Instruction => Make an exact copy of the records, dropping all pictures.
[START]
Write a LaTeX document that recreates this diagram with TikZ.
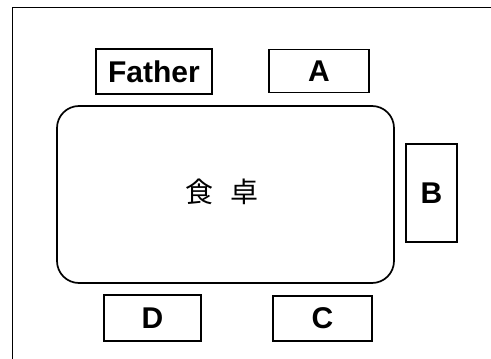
\documentclass[tikz,border=0pt]{standalone}
\usepackage{fontspec}
\setmainfont{Liberation Sans}
\newfontfamily\cjk{Noto Sans CJK JP}
\begin{document}
\begin{tikzpicture}[x=1pt,y=-1pt,
  seat/.style={draw,line width=1.7pt,inner sep=0pt,font=\bfseries\fontsize{30}{31}\selectfont},
  frameline/.style={line width=0.8pt}]
\useasboundingbox (0,0) rectangle (491,359);
\coordinate (ftl) at (12,7);
\coordinate (ftr) at (491,7);
\coordinate (fbl) at (12,359);
\draw[frameline] (fbl) -- (ftl) -- (ftr);
\node[draw,line width=1.7pt,rounded corners=22pt,minimum width=337pt,minimum height=177pt] (table) at (225.5,194.5) {};
\node[font=\cjk\fontsize{28}{29}\selectfont] (label) at (222,192) {食\hspace{18pt}卓};
\node[seat,minimum width=116pt,minimum height=45pt] (father) at (154,71.5) {Father};
\node[seat,minimum width=100pt,minimum height=43pt] (a) at (319,71) {A};
\node[seat,minimum width=51pt,minimum height=98pt] (b) at (431.5,193) {B};
\node[seat,minimum width=97pt,minimum height=46pt] (d) at (152.5,318) {D};
\node[seat,minimum width=99pt,minimum height=45pt] (c) at (322.5,318.5) {C};
\end{tikzpicture}
\end{document}
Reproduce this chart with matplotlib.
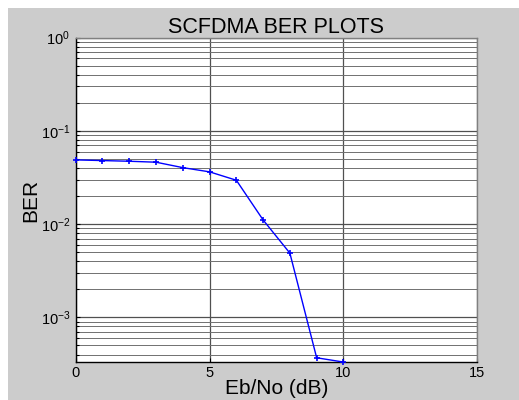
import matplotlib
matplotlib.use("Agg")
import matplotlib.pyplot as plt
from matplotlib.patches import Rectangle
from matplotlib.ticker import LogLocator, FixedLocator

ebno = [0, 1, 2, 3, 4, 5, 6, 7, 8, 9, 10]
ber = [0.0489, 0.0481, 0.0473, 0.0462, 0.0404, 0.0364, 0.0296, 0.0111, 0.00489, 0.000369, 0.000332]
xticks = [0, 5, 10, 15]
yticks = [1e-3, 1e-2, 1e-1, 1e0]
ytick_labels = [r"$10^{-3}$", r"$10^{-2}$", r"$10^{-1}$", r"$10^{0}$"]

plt.rcParams['font.family'] = ['Liberation Sans', 'DejaVu Sans']
plt.rcParams['mathtext.fontset'] = 'custom'
plt.rcParams['mathtext.rm'] = 'Liberation Sans'
plt.rcParams['mathtext.it'] = 'Liberation Sans'

W, H = 519, 400
fig = plt.figure(figsize=(W / 100, H / 100), dpi=100, facecolor='white')
fig.patches.append(Rectangle((8 / W, 0), 1 - 8 / W, 1 - 8 / H, transform=fig.transFigure,
                             facecolor='#cccccc', edgecolor='none', zorder=-10))

left, right, top, bottom = 75.7, 477.3, 37.7, 362.3
ax = fig.add_axes([left / W, 1 - bottom / H, (right - left) / W, (bottom - top) / H])
ax.set_facecolor('white')

ax.semilogy(ebno, ber, color='#0000ff', marker='+', markersize=4, markeredgewidth=1.2,
            linewidth=1.0, zorder=5, clip_on=False)

ax.set_xlim(0, 15)
ax.set_ylim(3.3e-4, 1.0)
ax.xaxis.set_major_locator(FixedLocator(xticks))
ax.yaxis.set_major_locator(FixedLocator(yticks))
ax.set_yticklabels(ytick_labels)
ax.yaxis.set_minor_locator(LogLocator(base=10, subs=[2, 3, 4, 5, 6, 7, 8, 9], numticks=20))
ax.yaxis.set_minor_formatter(plt.NullFormatter())

ax.grid(True, which='major', axis='both', color='#505050', linewidth=0.9)
ax.grid(True, which='minor', axis='y', color='#707070', linewidth=0.7)
ax.set_axisbelow(True)

ax.tick_params(which='both', direction='in', length=3, width=0.8, colors='black', labelsize=10.5)
ax.tick_params(which='minor', length=2)
ax.tick_params(axis='x', pad=3)
ax.tick_params(axis='y', pad=4)

for s in ['left', 'bottom']:
    ax.spines[s].set_color('black')
    ax.spines[s].set_linewidth(1.0)
for s in ['top', 'right']:
    ax.spines[s].set_color('#808080')
    ax.spines[s].set_linewidth(1.0)

ax.set_title('SCFDMA BER PLOTS', fontsize=15.5, pad=2)
ax.set_xlabel('Eb/No (dB)', fontsize=15)
ax.xaxis.label.set_va('baseline')
ax.xaxis.set_label_coords(0.5, (bottom - 394.5) / (bottom - top))
ax.set_ylabel('BER', fontsize=15)
ax.yaxis.label.set_va('center')
ax.yaxis.set_label_coords((30.5 - left) / (right - left), 0.5)

fig.savefig('out.png', dpi=100, facecolor=fig.get_facecolor())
[END]
Reply to the task =>
Write a LaTeX document that recreates this diagram with TikZ.
\documentclass[tikz,border=0pt]{standalone}
\usepackage{fontspec}
\setmainfont{Liberation Sans}
\newfontfamily\cjk{Noto Sans CJK JP}
\begin{document}
\begin{tikzpicture}[x=1pt,y=-1pt,
  seat/.style={draw,line width=1.7pt,inner sep=0pt,font=\bfseries\fontsize{30}{31}\selectfont},
  frameline/.style={line width=0.8pt}]
\useasboundingbox (0,0) rectangle (491,359);
\coordinate (ftl) at (12,7);
\coordinate (ftr) at (491,7);
\coordinate (fbl) at (12,359);
\draw[frameline] (fbl) -- (ftl) -- (ftr);
\node[draw,line width=1.7pt,rounded corners=22pt,minimum width=337pt,minimum height=177pt] (table) at (225.5,194.5) {};
\node[font=\cjk\fontsize{28}{29}\selectfont] (label) at (222,192) {食\hspace{18pt}卓};
\node[seat,minimum width=116pt,minimum height=45pt] (father) at (154,71.5) {Father};
\node[seat,minimum width=100pt,minimum height=43pt] (a) at (319,71) {A};
\node[seat,minimum width=51pt,minimum height=98pt] (b) at (431.5,193) {B};
\node[seat,minimum width=97pt,minimum height=46pt] (d) at (152.5,318) {D};
\node[seat,minimum width=99pt,minimum height=45pt] (c) at (322.5,318.5) {C};
\end{tikzpicture}
\end{document}
Reproduce this chart with matplotlib.
import matplotlib
matplotlib.use("Agg")
import matplotlib.pyplot as plt
from matplotlib.patches import Rectangle
from matplotlib.ticker import LogLocator, FixedLocator

ebno = [0, 1, 2, 3, 4, 5, 6, 7, 8, 9, 10]
ber = [0.0489, 0.0481, 0.0473, 0.0462, 0.0404, 0.0364, 0.0296, 0.0111, 0.00489, 0.000369, 0.000332]
xticks = [0, 5, 10, 15]
yticks = [1e-3, 1e-2, 1e-1, 1e0]
ytick_labels = [r"$10^{-3}$", r"$10^{-2}$", r"$10^{-1}$", r"$10^{0}$"]

plt.rcParams['font.family'] = ['Liberation Sans', 'DejaVu Sans']
plt.rcParams['mathtext.fontset'] = 'custom'
plt.rcParams['mathtext.rm'] = 'Liberation Sans'
plt.rcParams['mathtext.it'] = 'Liberation Sans'

W, H = 519, 400
fig = plt.figure(figsize=(W / 100, H / 100), dpi=100, facecolor='white')
fig.patches.append(Rectangle((8 / W, 0), 1 - 8 / W, 1 - 8 / H, transform=fig.transFigure,
                             facecolor='#cccccc', edgecolor='none', zorder=-10))

left, right, top, bottom = 75.7, 477.3, 37.7, 362.3
ax = fig.add_axes([left / W, 1 - bottom / H, (right - left) / W, (bottom - top) / H])
ax.set_facecolor('white')

ax.semilogy(ebno, ber, color='#0000ff', marker='+', markersize=4, markeredgewidth=1.2,
            linewidth=1.0, zorder=5, clip_on=False)

ax.set_xlim(0, 15)
ax.set_ylim(3.3e-4, 1.0)
ax.xaxis.set_major_locator(FixedLocator(xticks))
ax.yaxis.set_major_locator(FixedLocator(yticks))
ax.set_yticklabels(ytick_labels)
ax.yaxis.set_minor_locator(LogLocator(base=10, subs=[2, 3, 4, 5, 6, 7, 8, 9], numticks=20))
ax.yaxis.set_minor_formatter(plt.NullFormatter())

ax.grid(True, which='major', axis='both', color='#505050', linewidth=0.9)
ax.grid(True, which='minor', axis='y', color='#707070', linewidth=0.7)
ax.set_axisbelow(True)

ax.tick_params(which='both', direction='in', length=3, width=0.8, colors='black', labelsize=10.5)
ax.tick_params(which='minor', length=2)
ax.tick_params(axis='x', pad=3)
ax.tick_params(axis='y', pad=4)

for s in ['left', 'bottom']:
    ax.spines[s].set_color('black')
    ax.spines[s].set_linewidth(1.0)
for s in ['top', 'right']:
    ax.spines[s].set_color('#808080')
    ax.spines[s].set_linewidth(1.0)

ax.set_title('SCFDMA BER PLOTS', fontsize=15.5, pad=2)
ax.set_xlabel('Eb/No (dB)', fontsize=15)
ax.xaxis.label.set_va('baseline')
ax.xaxis.set_label_coords(0.5, (bottom - 394.5) / (bottom - top))
ax.set_ylabel('BER', fontsize=15)
ax.yaxis.label.set_va('center')
ax.yaxis.set_label_coords((30.5 - left) / (right - left), 0.5)

fig.savefig('out.png', dpi=100, facecolor=fig.get_facecolor())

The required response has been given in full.